11:58: First Contact
Everyone thought first contact was interesting, especially the kids as many have never seen a partial solar eclipse..

12:20: 25%
A little more of the sun is covered. Not super interesting for anyone but me. Adults and kids looked quickly then went back out to the lake.

12:45: 50%
We’re getting more excited as we know we are getting closer to totality. There are clouds on the horizon that are concerning, but nothing we can do about it so we try to ignore them.

1:06: 75%
It got dark, but only because of a cloud temporarily covered the sun. It was funny as people got excited that it was time for totality.

However, at this point as we walked through the forest, the excitement grew as we started to see the eclipse on the ground.
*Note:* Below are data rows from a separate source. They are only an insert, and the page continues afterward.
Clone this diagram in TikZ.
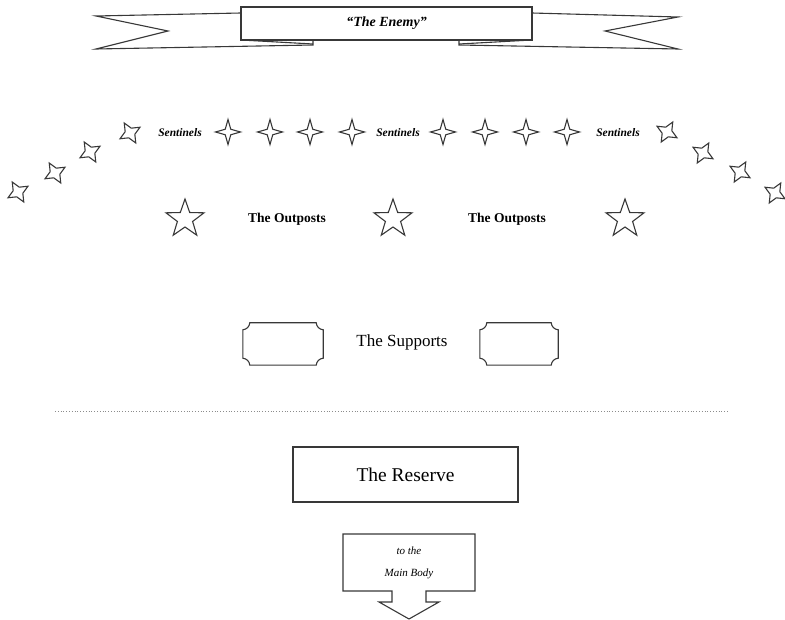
\documentclass[tikz,border=0pt]{standalone}
\usepackage{fontspec}
\setmainfont{Liberation Serif}
\usetikzlibrary{shapes.geometric,calc}
\begin{document}
\begin{tikzpicture}[x=1pt,y=-1pt,
  ln/.style={draw=black!78,line width=1.1pt},
  sstar/.style={ln,star,star points=4,star point ratio=3.2,minimum size=25pt,inner sep=0pt},
  tstar/.style={ln,star,star points=4,star point ratio=2.3,minimum size=23pt,inner sep=0pt},
  ostar/.style={ln,star,star points=5,star point ratio=2.5,minimum size=40pt,inner sep=0pt},
  senttxt/.style={font=\fontsize{11.5}{13}\selectfont\bfseries\itshape},
  outtxt/.style={font=\fontsize{13.5}{15}\selectfont\bfseries},
  suppbox/.style={rectangle,minimum width=80pt,minimum height=42pt,inner sep=0pt},
  ]
\useasboundingbox (0,0) rectangle (785,620);

% banner
\draw[ln,fill=white] (241,13) -- (96,16) -- (168,31) -- (96,49) -- (313,45) -- (313,40);
\draw[ln] (241,40) -- (313,44);
\draw[ln,fill=white] (532,13) -- (678,17) -- (605,31) -- (678,49) -- (459,45) -- (459,40);
\draw[ln] (532,40) -- (459,44);
\node[ln,fill=white,minimum width=291pt,minimum height=33pt,inner sep=0pt,
  font=\fontsize{14}{16}\selectfont\bfseries\itshape] (enemy) at (386.5,23.5) {``The Enemy''};

% sentinels
\node[tstar,rotate=30] (tl1) at (18,192) {};
\node[tstar,rotate=30] (tl2) at (55,173) {};
\node[tstar,rotate=30] (tl3) at (90,152) {};
\node[tstar,rotate=30] (tl4) at (130,133) {};
\node[senttxt] (sent1) at (180,133) {Sentinels};
\node[sstar] (s1) at (228,132) {};
\node[sstar] (s2) at (270,132) {};
\node[sstar] (s3) at (310,132) {};
\node[sstar] (s4) at (352,132) {};
\node[senttxt] (sent2) at (398,133) {Sentinels};
\node[sstar] (s5) at (443,132) {};
\node[sstar] (s6) at (485,132) {};
\node[sstar] (s7) at (526,132) {};
\node[sstar] (s8) at (567,132) {};
\node[senttxt] (sent3) at (618,133) {Sentinels};
\node[tstar,rotate=-30] (tr1) at (667,132) {};
\node[tstar,rotate=-30] (tr2) at (703,153) {};
\node[tstar,rotate=-30] (tr3) at (740,172) {};
\node[tstar,rotate=-30] (tr4) at (775,193) {};

% outposts
\node[ostar] (o1) at (185,219) {};
\node[outtxt] (ot1) at (287,219) {The Outposts};
\node[ostar] (o2) at (393,219) {};
\node[outtxt] (ot2) at (507,219) {The Outposts};
\node[ostar] (o3) at (625,219) {};

% supports
\node[suppbox] (sb1) at (283,344) {};
\node[suppbox,minimum width=78pt] (sb2) at (519,344) {};
\foreach \b in {sb1,sb2}{
  \draw[ln] ($(\b.north west)+(7,0)$) -- ($(\b.north east)+(-7,0)$)
    to[bend right=40] ($(\b.north east)+(0,7)$) -- ($(\b.south east)+(0,-7)$)
    to[bend right=40] ($(\b.south east)+(-7,0)$) -- ($(\b.south west)+(7,0)$)
    to[bend right=40] ($(\b.south west)+(0,-7)$) -- ($(\b.north west)+(0,7)$)
    to[bend right=40] cycle;
}
\node[font=\fontsize{17}{19}\selectfont] (supp) at (402,342) {The Supports};

% dotted line
\coordinate (dl) at (55,411);
\coordinate (dr) at (728,411);
\draw[black!45,line width=0.8pt,dotted] (dl) -- (dr);

% reserve
\node[ln,minimum width=225pt,minimum height=55pt,inner sep=0pt,
  font=\fontsize{19.5}{21}\selectfont] (res) at (405.5,474.5) {The Reserve};

% arrow to main body
\draw[ln] (343,534) -- (475,534) -- (475,591) -- (426,591) -- (426,602) -- (439,602)
  -- (409,619) -- (379,602) -- (392,602) -- (392,591) -- (343,591) -- cycle;
\node[align=center,font=\fontsize{11}{22}\selectfont\itshape] (main) at (409,563) {to the\\Main Body};
\end{tikzpicture}
\end{document}
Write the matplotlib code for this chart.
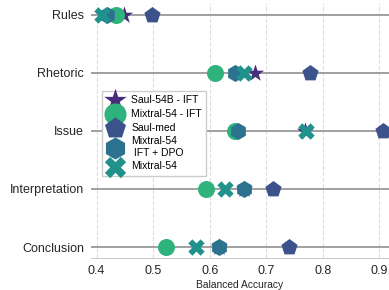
import matplotlib.pyplot as plt
import numpy as np

plt.rcParams['font.family'] = ['Liberation Sans', 'DejaVu Sans']

categories = ["Rules", "Rhetoric", "Issue", "Interpretation", "Conclusion"]
models = ["Saul-54B - IFT", "Mixtral-54 - IFT", "Saul-med", "Mixtral-54\n IFT + DPO", "Mixtral-54"]
saul_ift = [0.448, 0.680, 0.768, 0.660, 0.616]
mixtral_ift = [0.434, 0.610, 0.644, 0.593, 0.522]
saul_med = [0.497, 0.777, 0.906, 0.712, 0.740]
mixtral_dpo = [0.418, 0.644, 0.650, 0.660, 0.616]
mixtral = [0.410, 0.660, 0.770, 0.627, 0.575]

series = [saul_ift, mixtral_ift, saul_med, mixtral_dpo, mixtral]
markers = ["*", "o", "p", "h", "X"]
colors = ["#472d7b", "#2eb37c", "#3b528b", "#2c718e", "#21918c"]
sizes = [170, 150, 150, 150, 140]

fig = plt.figure(figsize=(3.89, 2.90), dpi=100)
ax = fig.add_axes([0.234, 0.11, 0.766, 0.88])

ypos = np.arange(len(categories))[::-1]
for y in ypos:
    ax.axhline(y, color="#999999", lw=1.3, zorder=1)

for vals, m, c, s, lab in zip(series, markers, colors, sizes, models):
    ax.scatter(vals, ypos, marker=m, color=c, s=s, label=lab, zorder=3, linewidths=0)

ax.set_yticks(ypos)
ax.set_yticklabels(categories, fontsize=9, color="#262626")
ax.set_xticks([0.4, 0.5, 0.6, 0.7, 0.8, 0.9])
ax.set_xticklabels(["0.4", "0.5", "0.6", "0.7", "0.8", "0.9"], fontsize=9, color="#262626")
ax.set_xlim(0.39, 0.917)
ax.set_ylim(-0.19, 4.2)
ax.set_xlabel("Balanced Accuracy", fontsize=7.4, color="#262626", labelpad=2)

ax.grid(axis="x", ls="--", color="#dddddd", lw=0.8)
ax.set_axisbelow(True)
for side in ["top", "right", "left"]:
    ax.spines[side].set_visible(False)
ax.spines["bottom"].set_color("#cccccc")
ax.tick_params(axis="y", length=0, pad=5)
ax.tick_params(axis="x", length=0, pad=5)

leg = ax.legend(loc="upper left", bbox_to_anchor=(0.02, 0.675), fontsize=7.5,
                frameon=True, markerscale=1.3, handletextpad=0.8, handlelength=1.6,
                borderpad=0.4, labelspacing=0.35, fancybox=False)
leg.get_frame().set_edgecolor("#cccccc")
leg.get_frame().set_alpha(1)

fig.savefig("out.png", dpi=100)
The leaves on the trees created hundreds of pinhole projects of the eclipse for all to see.  Everyone thought this was really cool.

1:21: 95%
Something isn’t right at this point. My skin doesn’t feel so hot from the sun. In fact, I don’t feel any significant heat of the sun. And although it is still bright, the brightness doesn’t seem normal. Colors seem more vibrant, probably because the sun isn’t creating the normal harsh glare.

1:27: Totality

Ever experienced something you couldn’t take your eyes of off? This was it. I could not look away. I’ve never seen anything like it. It is hard to describe the experience. You see rays of the sun’s corona emanating from a black hole in the sky. It looks fake because it is so very strange. As I looked closer at the corona, I could make out a red solar flare on the bottom right edge of the sun. Awesome

I’ve read history books that said people thought the world was ending during total solar eclipses. It is easy to understand why after experiencing one.

It immediately got dark, but the darkness of the campsite was spooky and strange. This darkness wasn’t normal. It didn’t look right. I can’t explain it, but it wasn’t a normal darkness.

It got loud. Not from us humans, who were cheering with oohs and ahs, but from the forest animals who were going crazy.

I couldn’t move. I barely blinked. I barely breathed. But my heart was pounding. In fact, my activity tracker shows during totality my heart was beating almost as fast as my morning run.

1:29: Totality Ends

With the eclipse over, everyone was stunned by the experience. The forest was quiet again as the animals went back to their normal habits. And it still took over 30 minutes until we started to feel the heat of the sun again.

Was it worth it:
People say photos of the Grand Canyon can’t truly convey the enormity of the site.  A total solar eclipse takes this to a whole new level because although you can take a trip to the Grand Canyon anytime, a total solar eclipse doesn’t happen very often and it is usually in an inconvenient location. Photos, videos and articles simply don’t do the experience justice. You have to immerse yourself into the experience.

You might think because of my interest in astronomy that I was more excited than most. So, once we made it back to Minnesota, I asked my kids “Was the road trip worth it?” Every one of them said, very enthusiastically, “YES”. I then asked if they are going to join me in Texas for the April 2024 total solar eclipse with totality being twice as long as 2017. They all said “YES”!

I encourage everyone to take the time and experience totality. If you aren’t amazed by the experience, it probably means you’re dead.